To find out more, contact Meals on Wheels at (785) 830-8844 or online.

David Vance remembers as a kid phoning his grandmother who lived in Belfast, Ireland, and she wouldn’t be available to talk because she was hurrying off to deliver meals to shut-ins.

His grandmother’s dedication to taking nourishing meals to her elderly neighbors made a big impression on Vance.

So in 2008, he said, “After Obama’s election, initially there was a push for volunteering. I had done volunteering, and I know how important it is, so I was going through the types of volunteering I could fit in.”

He thought of his grandmother and decided to follow in her footsteps by volunteering for Lawrence Meals on Wheels. Since then, Vance, an architect with his own firm, Openhandesign, has spent his lunch hour every Friday delivering hot, nutritious meals to the folks on his regular route.

And when the Meals on Wheels staff is in a pinch, he’s quick to help out by driving additional routes on additional days.

“Whenever a driver cancels at the last minute or forgets, we call David. He is always willing to help out,” said Kim Culliss, executive director for Lawrence Meals on Wheels. “David has a full-time job and a family, and still finds time to help.”

That’s why Culliss nominated Vance for the United Way Roger Hill Volunteer Center’s 2010 Wallace Galluzzi Outstanding Volunteer Award.

Meals on Wheels depends upon volunteer drivers like Vance to deliver over 100 meals a day to homebound individuals who have special dietary needs.

“The bigger thing the volunteers provide is friendship,” Culliss said. “Someone is checking on them, is interested, will say hello.”

The good feelings go both ways, Culliss points out.

“Often our drivers say they get more out of it than the clients do, to deliver to folks, check on them and keep track of them. Real friendships form.”

Vance now understands why his grandmother was so enthusiastic about delivering meals to the homebound, and about volunteering in general.

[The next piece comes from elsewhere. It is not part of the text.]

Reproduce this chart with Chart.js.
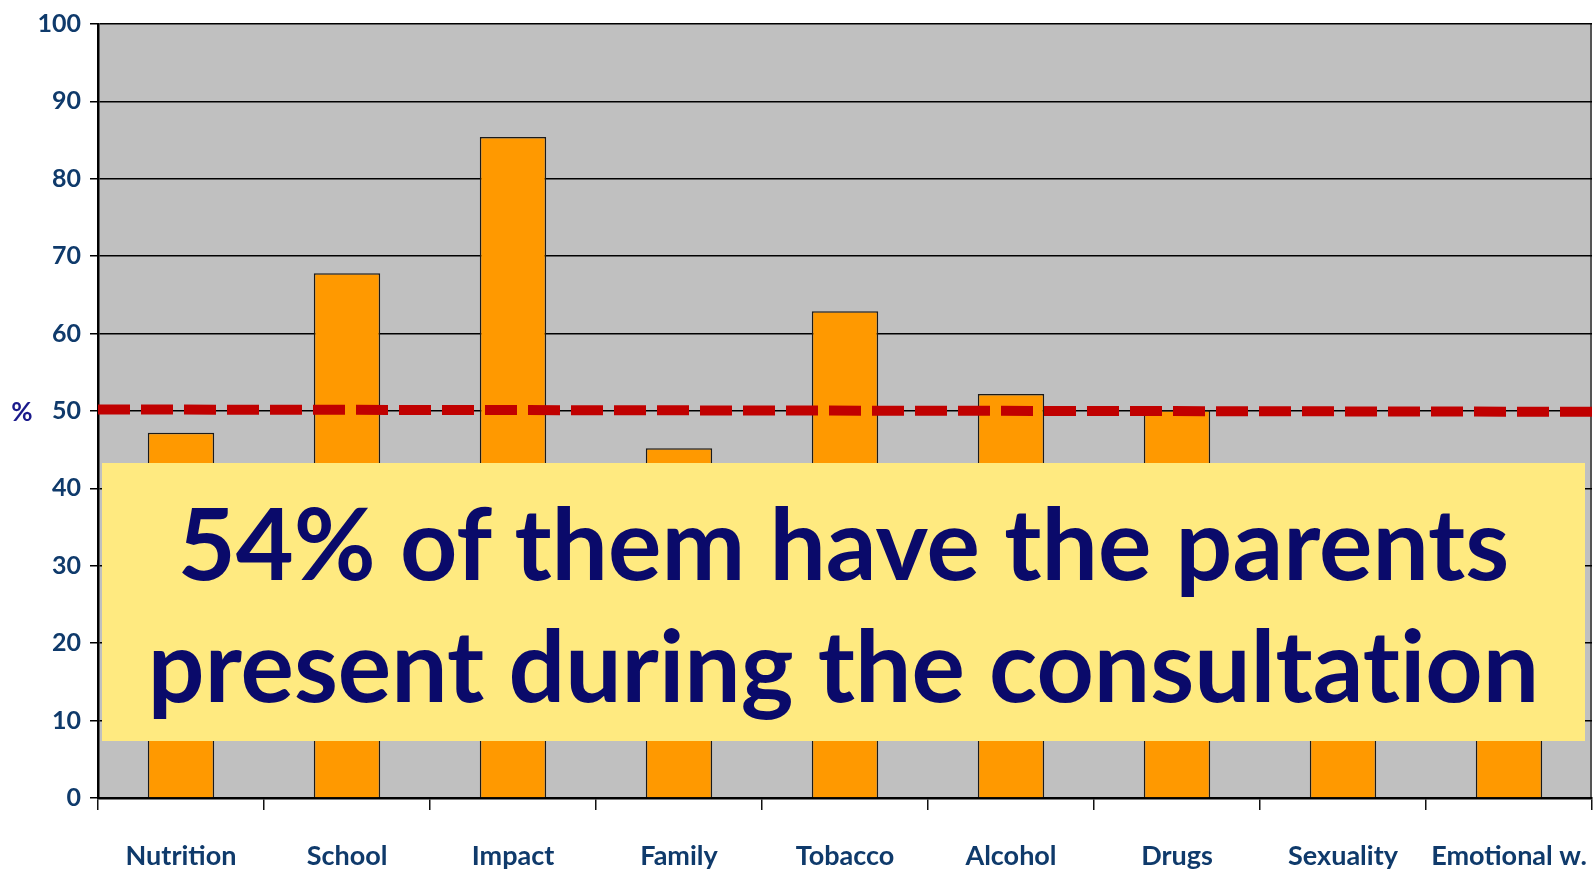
<!DOCTYPE html>
<html>
<head>
<meta charset="utf-8">
<script src="https://cdn.jsdelivr.net/npm/chart.js@4"></script>
<style>
  html, body { margin: 0; padding: 0; background: #fff; }
  #wrap { position: relative; width: 1593px; height: 874px; }
  #note {
    position: absolute; left: 102px; top: 463px; width: 1483px; height: 278px;
    background: #ffea80; color: #0a0a6a;
    font: bold 100px Lato, "Liberation Sans", sans-serif;
    font-variant-ligatures: none; font-feature-settings: "liga" 0;
    line-height: 122px; text-align: center;
    display: flex; flex-direction: column; justify-content: center;
  }
</style>
</head>
<body>
<div id="wrap">
  <canvas id="chart" width="1593" height="874"></canvas>
  <div id="note"><div>54% of them have the parents</div><div>present during the consultation</div></div>
</div>
<script>
// values
const categories = ["Nutrition", "School", "Impact", "Family", "Tobacco", "Alcohol", "Drugs", "Sexuality", "Emotional w."];
const percents = [47.2, 67.8, 85.4, 45.2, 62.9, 52.2, 50.1, 41, 39];
const refLine = [50.2, 49.9];   // dashed 50% line, left edge -> right edge
const yTicks = [0, 10, 20, 30, 40, 50, 60, 70, 80, 90, 100];

const labelBlue = '#0f3a6b';
const axisFont = 'Lato, "Liberation Sans", sans-serif';

// grey plot area + right frame line
const plotBg = {
  id: 'plotBg',
  beforeDraw(chart) {
    const { ctx, chartArea: a } = chart;
    ctx.save();
    ctx.fillStyle = '#c0c0c0';
    ctx.fillRect(a.left, a.top, a.right - a.left, a.bottom - a.top);
    ctx.strokeStyle = '#555';
    ctx.lineWidth = 2;
    ctx.beginPath();
    ctx.moveTo(a.right - 1, a.top);
    ctx.lineTo(a.right - 1, a.bottom);
    ctx.stroke();
    ctx.restore();
  }
};

// red dashed reference line across the whole plot, placed with the y scale
const refDash = {
  id: 'refDash',
  afterDatasetsDraw(chart) {
    const { ctx, chartArea: a, scales } = chart;
    ctx.save();
    ctx.strokeStyle = '#c00000';
    ctx.lineWidth = 10;
    ctx.lineCap = 'butt';
    ctx.setLineDash([32, 11]);
    ctx.beginPath();
    ctx.moveTo(a.left, scales.y.getPixelForValue(refLine[0]));
    ctx.lineTo(a.right, scales.y.getPixelForValue(refLine[1]));
    ctx.stroke();
    ctx.restore();
  }
};

// the "%" axis label sits level with the 50 tick
const pctLabel = {
  id: 'pctLabel',
  afterDraw(chart) {
    const { ctx } = chart;
    const y = chart.scales.y.getPixelForValue(50);
    ctx.save();
    ctx.fillStyle = '#1a1a8c';
    ctx.font = 'bold 26px ' + axisFont;
    ctx.textAlign = 'center';
    ctx.textBaseline = 'middle';
    ctx.fillText('%', 22, y + 2);
    ctx.restore();
  }
};

new Chart(document.getElementById('chart'), {
  type: 'bar',
  data: {
    labels: categories,
    datasets: [
      {
        data: percents,
        backgroundColor: '#ff9900',
        borderColor: '#1a1a1a',
        borderWidth: 1.5,
        barPercentage: 0.4,
        categoryPercentage: 1
      }
    ]
  },
  options: {
    responsive: false,
    animation: false,
    layout: { padding: { top: 22, right: 1, left: 0, bottom: 0 } },
    plugins: {
      legend: { display: false },
      tooltip: { enabled: false }
    },
    scales: {
      x: {
        grid: {
          offset: true,
          drawOnChartArea: false,
          color: '#111',
          lineWidth: 1.5,
          tickLength: 12
        },
        border: { color: '#000', width: 2.5 },
        ticks: {
          color: labelBlue,
          padding: 30,
          maxRotation: 0,
          autoSkip: false,
          font: { family: axisFont, size: 27, weight: 'bold' }
        },
        afterFit(scale) {
          scale.height = 76;
          scale.paddingLeft = 0;
          scale.paddingRight = 0;
        }
      },
      y: {
        min: 0,
        max: 100,
        afterBuildTicks(scale) { scale.ticks = yTicks.map(v => ({ value: v })); },
        grid: {
          color: '#000',
          lineWidth: 1.5,
          tickLength: 8
        },
        border: { color: '#000', width: 2.5 },
        ticks: {
          color: labelBlue,
          padding: 9,
          font: { family: axisFont, size: 25, weight: 'bold' }
        },
        afterFit(scale) { scale.width = 98; }
      }
    }
  },
  plugins: [plotBg, refDash, pctLabel]
});
</script>
</body>
</html>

“It’s been a great experience,” he said. “It has good humanity to it. I like that interaction. People get too focused on their own lives and their own things, and they don’t realize that volunteering is a simple thing to do. It really knits you into being part of the community. Sometimes it feels awkward to step into someone else’s world, but those experiences make you feel interconnected with the people you live around.”